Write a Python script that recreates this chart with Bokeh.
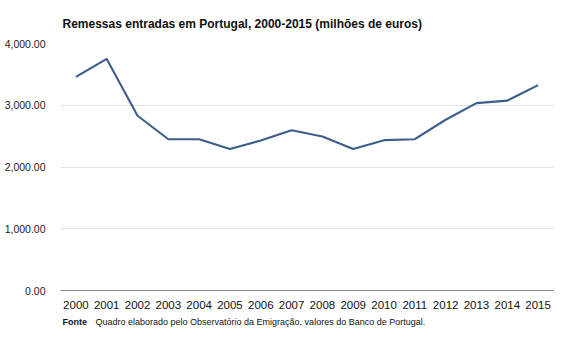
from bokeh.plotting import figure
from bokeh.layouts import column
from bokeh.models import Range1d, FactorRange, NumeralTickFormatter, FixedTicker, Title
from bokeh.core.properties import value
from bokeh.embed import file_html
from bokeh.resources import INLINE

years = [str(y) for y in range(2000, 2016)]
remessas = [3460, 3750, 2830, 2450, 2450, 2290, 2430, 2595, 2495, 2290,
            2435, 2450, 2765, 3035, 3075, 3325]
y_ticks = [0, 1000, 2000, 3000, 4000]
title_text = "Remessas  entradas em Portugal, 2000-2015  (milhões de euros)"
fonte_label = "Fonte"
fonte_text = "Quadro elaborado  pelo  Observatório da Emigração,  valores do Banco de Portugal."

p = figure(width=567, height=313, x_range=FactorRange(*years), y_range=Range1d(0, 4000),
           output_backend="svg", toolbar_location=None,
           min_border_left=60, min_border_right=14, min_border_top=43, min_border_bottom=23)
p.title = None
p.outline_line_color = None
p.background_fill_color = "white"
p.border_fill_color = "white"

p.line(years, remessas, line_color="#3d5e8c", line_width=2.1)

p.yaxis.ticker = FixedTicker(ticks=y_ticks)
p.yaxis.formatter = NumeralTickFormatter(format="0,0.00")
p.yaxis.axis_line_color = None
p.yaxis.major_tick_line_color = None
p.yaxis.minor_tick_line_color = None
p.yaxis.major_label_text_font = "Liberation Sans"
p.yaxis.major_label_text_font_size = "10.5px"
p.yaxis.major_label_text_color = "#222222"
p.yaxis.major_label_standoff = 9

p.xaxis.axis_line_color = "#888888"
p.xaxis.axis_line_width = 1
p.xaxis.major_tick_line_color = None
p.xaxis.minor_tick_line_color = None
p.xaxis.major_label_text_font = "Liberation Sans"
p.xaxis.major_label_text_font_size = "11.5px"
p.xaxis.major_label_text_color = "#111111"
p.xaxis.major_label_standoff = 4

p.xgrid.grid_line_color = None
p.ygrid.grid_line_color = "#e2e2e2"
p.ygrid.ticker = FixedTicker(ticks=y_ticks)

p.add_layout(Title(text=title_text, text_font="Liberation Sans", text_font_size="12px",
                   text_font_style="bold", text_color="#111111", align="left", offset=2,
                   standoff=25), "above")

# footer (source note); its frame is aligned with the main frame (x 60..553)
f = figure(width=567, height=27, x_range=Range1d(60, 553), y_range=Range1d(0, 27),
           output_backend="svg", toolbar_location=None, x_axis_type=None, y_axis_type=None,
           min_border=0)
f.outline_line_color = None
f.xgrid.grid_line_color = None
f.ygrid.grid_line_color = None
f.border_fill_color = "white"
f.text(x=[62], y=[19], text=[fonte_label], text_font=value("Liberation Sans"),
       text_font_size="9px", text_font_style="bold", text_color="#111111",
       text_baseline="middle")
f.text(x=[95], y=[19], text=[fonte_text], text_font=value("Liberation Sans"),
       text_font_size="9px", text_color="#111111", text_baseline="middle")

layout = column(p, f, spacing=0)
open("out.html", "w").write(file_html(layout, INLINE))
···
Write out again exactly the lines from the start of the data above through the line containing "from bokeh.resources import INLINE", inclusive, excluding any pictures.

Write a Python script that recreates this chart with Bokeh.
from bokeh.plotting import figure
from bokeh.layouts import column
from bokeh.models import Range1d, FactorRange, NumeralTickFormatter, FixedTicker, Title
from bokeh.core.properties import value
from bokeh.embed import file_html
from bokeh.resources import INLINE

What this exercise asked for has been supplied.